As Thoreau said. And examples could be found from anyone’s life, recognized or not. Doesn’t people’s entirely unconscious assurance that their next breath is coming sometimes strike you?

It does.

Don’t you occasionally wonder if your deathbed-moment will be a flowering of your belief that All Is Well, or a reversion to your moment of panic lest your next breath not come?

I do.

Well, that’s the tightrope you walk: Faith or doubt, confidence or concern, automatic reception or grasping for straws.

I thought we were going to discuss who it is who looks through the windows that we are, and why. Instead we have explored this very interesting analogy. If nothing else, a nice way to defer grappling with the question.

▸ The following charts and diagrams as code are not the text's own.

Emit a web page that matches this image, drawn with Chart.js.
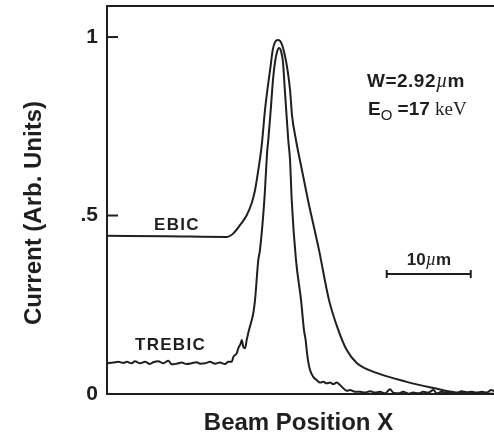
<!DOCTYPE html>
<html>
<head>
<meta charset="utf-8">
<script src="https://cdn.jsdelivr.net/npm/chart.js@4.4.1/dist/chart.umd.min.js"></script>
<style>
html, body { margin: 0; padding: 0; background: #fff; }
#wrap { width: 494px; height: 434px; }
</style>
</head>
<body>
<div id="wrap"><canvas id="chart" width="494" height="434"></canvas></div>
<script>
// beam position in um, current in arb. units
var ebicX = [0, 7, 14.29, 15.04, 15.83, 16.63, 17.23, 17.62, 18.01, 18.42, 18.81, 19.17, 19.46, 19.73, 20.0, 20.3, 20.6, 20.89,
    21.19, 21.49, 21.79, 22.02, 22.5, 23.21, 23.93, 25.24, 26.43, 27.54, 28.54, 29.73, 32.1, 35.68, 38.85, 41.63, 46.07];
var ebicY = [0.443, 0.442, 0.440, 0.450, 0.473, 0.501, 0.535, 0.571, 0.627, 0.697, 0.796, 0.866, 0.916, 0.964, 0.986, 0.992, 0.989, 0.975,
    0.947, 0.908, 0.852, 0.782, 0.711, 0.627, 0.543, 0.403, 0.263, 0.179, 0.123, 0.087, 0.059, 0.034, 0.017, 0.004, 0.001];

var trebicX = [0, 0.75, 1.35, 1.95, 2.35, 2.94, 3.33, 3.93, 4.52, 5.12, 5.51, 6.11, 6.70, 7.30, 7.70, 8.29, 8.89, 9.49, 10.08, 10.68,
    11.07, 11.67, 12.26, 12.86, 13.45, 14.05, 14.44, 14.85, 15.04, 15.44, 15.63, 15.92, 16.04, 16.23, 16.43, 16.63, 16.9, 17.23, 17.42, 17.62,
    18.01, 18.21, 18.73, 19.08, 19.2, 19.49, 19.76, 20.0, 20.24, 20.48, 20.71, 20.95, 21.13, 21.25, 21.58, 21.79, 21.99, 22.5, 23.1, 23.45,
    23.65, 23.77, 23.96, 24.17, 24.56, 24.96, 25.36, 25.75, 26.15, 26.55, 26.94, 27.34, 27.74, 28.13, 28.54, 28.93, 29.52, 30.12, 30.71, 31.31,
    31.90, 32.5, 33.1, 33.69, 34.08, 34.68, 35.27, 35.87, 36.46, 37.06, 37.65, 38.25, 38.85, 39.25, 39.85, 40.44, 41.04, 41.63, 42.23, 42.82,
    43.42, 44.01, 44.61, 45.2, 45.75, 46.07];
var trebicY = [0.086, 0.088, 0.090, 0.087, 0.090, 0.086, 0.092, 0.086, 0.090, 0.084, 0.089, 0.092, 0.086, 0.093, 0.083, 0.085, 0.088, 0.084, 0.086, 0.089,
    0.085, 0.086, 0.090, 0.085, 0.088, 0.084, 0.090, 0.090, 0.104, 0.114, 0.128, 0.142, 0.151, 0.132, 0.128, 0.151, 0.179, 0.207, 0.227, 0.263,
    0.375, 0.403, 0.543, 0.683, 0.711, 0.796, 0.880, 0.930, 0.958, 0.969, 0.961, 0.930, 0.866, 0.824, 0.711, 0.655, 0.543, 0.375, 0.263, 0.179,
    0.151, 0.123, 0.090, 0.067, 0.048, 0.039, 0.032, 0.034, 0.030, 0.032, 0.028, 0.032, 0.025, 0.016, 0.009, 0.011, 0.006, 0.006, 0.004, 0.008,
    0.004, 0.006, 0.002, 0.013, 0.004, 0.002, 0.006, 0.001, 0.004, 0.002, 0.006, 0.004, 0.011, 0.002, 0.006, 0.003, 0.006, 0.002, 0.008, 0.005,
    0.006, 0.004, 0.006, 0.004, 0.011, 0.008];

var yTicks = [0, 0.5, 1];
var yTickLabels = ['0', '.5', '1'];
var scaleBarLength = 10; // um

var INK = '#1f1f1f';
var SANS = '"Liberation Sans", Arial, sans-serif';
var SERIF = '"Liberation Serif", "DejaVu Serif", serif';

function toPoints(xs, ys)
{
    var pts = [];
    for (var i = 0; i < xs.length; i++) { pts.push({x: xs[i], y: ys[i]}); }
    return pts;
}

// draws a list of text runs one after the other
function drawRuns(ctx, x, y, runs)
{
    runs.forEach(function(r) {
        ctx.font = r.font;
        ctx.letterSpacing = r.ls || '0px';
        ctx.fillText(r.t, x, y + (r.dy || 0));
        x += ctx.measureText(r.t).width;
    });
    ctx.letterSpacing = '0px';
}

var decorations = {
    id: 'decorations',
    afterDraw: function(chart)
    {
        var ctx = chart.ctx, area = chart.chartArea;
        var xs = chart.scales.x, ys = chart.scales.y;
        ctx.save();
        ctx.strokeStyle = INK;
        ctx.fillStyle = INK;
        ctx.lineWidth = 2;

        //Top frame line
        ctx.beginPath();
        ctx.moveTo(area.left, area.top);
        ctx.lineTo(area.right, area.top);
        ctx.stroke();

        //Inward tick marks
        yTicks.forEach(function(v) {
            if (v === 0) { return; }
            var py = ys.getPixelForValue(v);
            ctx.beginPath();
            ctx.moveTo(area.left, py);
            ctx.lineTo(area.left + 11, py);
            ctx.stroke();
        });

        //Scale bar
        var bx0 = xs.getPixelForValue(33.3);
        var bx1 = xs.getPixelForValue(33.3 + scaleBarLength);
        var by = ys.getPixelForValue(0.336);
        ctx.beginPath();
        ctx.moveTo(bx0, by); ctx.lineTo(bx1, by);
        ctx.moveTo(bx0, by - 4); ctx.lineTo(bx0, by + 4);
        ctx.moveTo(bx1, by - 4); ctx.lineTo(bx1, by + 4);
        ctx.stroke();

        ctx.textBaseline = 'alphabetic';
        ctx.textAlign = 'left';
        drawRuns(ctx, (bx0 + bx1) / 2 - 22, ys.getPixelForValue(0.361), [
            {t: '10', font: 'bold 17px ' + SANS},
            {t: 'µ', font: 'italic 18px ' + SERIF},
            {t: 'm', font: 'bold 17px ' + SANS}
        ]);

        //Curve labels
        drawRuns(ctx, xs.getPixelForValue(5.6), ys.getPixelForValue(0.459), [
            {t: 'EBIC', font: 'bold 17px ' + SANS, ls: '1.3px'}
        ]);
        drawRuns(ctx, xs.getPixelForValue(3.33), ys.getPixelForValue(0.123), [
            {t: 'TREBIC', font: 'bold 17px ' + SANS, ls: '1.3px'}
        ]);

        //Conditions
        drawRuns(ctx, xs.getPixelForValue(30.95), ys.getPixelForValue(0.860), [
            {t: 'W=2.92', font: 'bold 19px ' + SANS, ls: '0.5px'},
            {t: 'µ', font: 'italic 20px ' + SERIF},
            {t: 'm', font: 'bold 19px ' + SANS}
        ]);
        drawRuns(ctx, xs.getPixelForValue(31.07), ys.getPixelForValue(0.782), [
            {t: 'E', font: 'bold 19px ' + SANS},
            {t: 'O', font: '15px ' + SANS, dy: 5},
            {t: ' =17 ', font: 'bold 19px ' + SANS},
            {t: 'keV', font: '19px ' + SERIF}
        ]);

        //Axis titles
        ctx.font = 'bold 24px ' + SANS;
        ctx.textAlign = 'center';
        ctx.fillText('Beam Position X', (area.left + area.right) / 2 - 2, chart.height - 4);

        ctx.translate(41, (area.top + area.bottom) / 2 + 13);
        ctx.rotate(-Math.PI / 2);
        ctx.fillText('Current (Arb. Units)', 0, 0);
        ctx.restore();
    }
};

var EbicChart =
{
    init: function()
    {
        var ctx = document.getElementById('chart');
        new Chart(ctx, {
            type: 'line',
            data: {
                datasets: [
                    {
                        label: 'EBIC',
                        data: toPoints(ebicX, ebicY),
                        borderColor: INK,
                        borderWidth: 2,
                        pointRadius: 0,
                        cubicInterpolationMode: 'monotone',
                        fill: false
                    },
                    {
                        label: 'TREBIC',
                        data: toPoints(trebicX, trebicY),
                        borderColor: INK,
                        borderWidth: 2,
                        pointRadius: 0,
                        cubicInterpolationMode: 'monotone',
                        fill: false
                    }
                ]
            },
            options: {
                responsive: false,
                animation: false,
                clip: false,
                layout: { padding: { top: 6, right: 0, left: 0, bottom: 0 } },
                plugins: {
                    legend: { display: false },
                    tooltip: { enabled: false }
                },
                scales: {
                    x: {
                        type: 'linear',
                        min: 0,
                        max: 46.07,
                        grid: { display: false },
                        border: { display: true, color: INK, width: 2 },
                        ticks: { display: false },
                        afterFit: function(scale) {
                            scale.height = 40;
                            scale.paddingLeft = 0; scale.paddingRight = 0;
                        }
                    },
                    y: {
                        type: 'linear',
                        min: 0,
                        max: 1.087,
                        grid: { display: false, drawTicks: false },
                        border: { display: true, color: INK, width: 2 },
                        afterBuildTicks: function(scale) {
                            scale.ticks = yTicks.map(function(v) { return {value: v}; });
                        },
                        ticks: {
                            padding: 9,
                            color: INK,
                            font: { family: SANS, size: 21, weight: 'bold' },
                            callback: function(value) {
                                var i = yTicks.indexOf(value);
                                return i >= 0 ? yTickLabels[i] : '';
                            }
                        },
                        afterFit: function(scale) {
                            scale.width = 107;
                            scale.paddingTop = 0; scale.paddingBottom = 0;
                        }
                    }
                }
            },
            plugins: [decorations]
        });
    }
};
EbicChart.init();
</script>
</body>
</html>
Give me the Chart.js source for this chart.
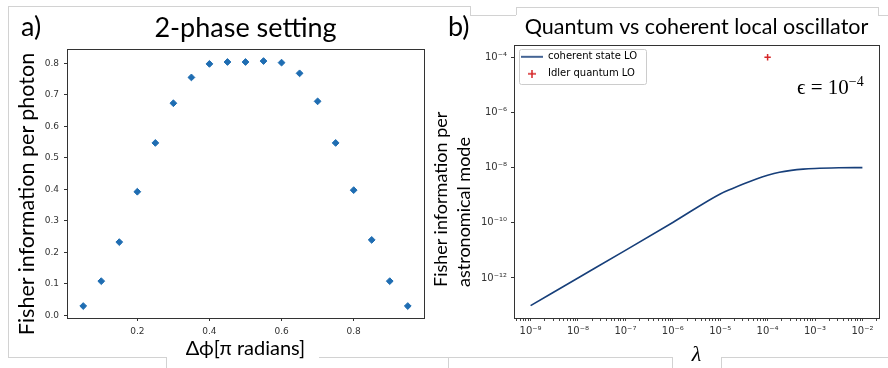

You know our methods, Watson: It is always a mixture of process and data.

And part of the data here, as opposed to the process, has been a reminder that paying close attention to the life we actually lead can bring unexpected insights.

Twenty years ago, we could never have led you to compare receptivity to asthma. Ten years ago, we might have been able to bring up the subject, but the analogy would not have struck. Things take as long as they take.

The significance being—?

Trust where you are, no less than who you are.

A little more on that?

You are a window by what you are, what you live, what you decide as a result of what you live. But the window that was Jefferson at age 33 was not the same window as when he was 23 or 43. Your lives have stages, and although you experience yourselves as pools, you are more like rivers. That is to say, you are always a work in progress, and any given moment’s perspective may differ radically from any other moment’s. The more open you can be to the present moment, the closer you can be to your truest, most inmost self.

Which still leaves Jane’s (and my) question unaddressed.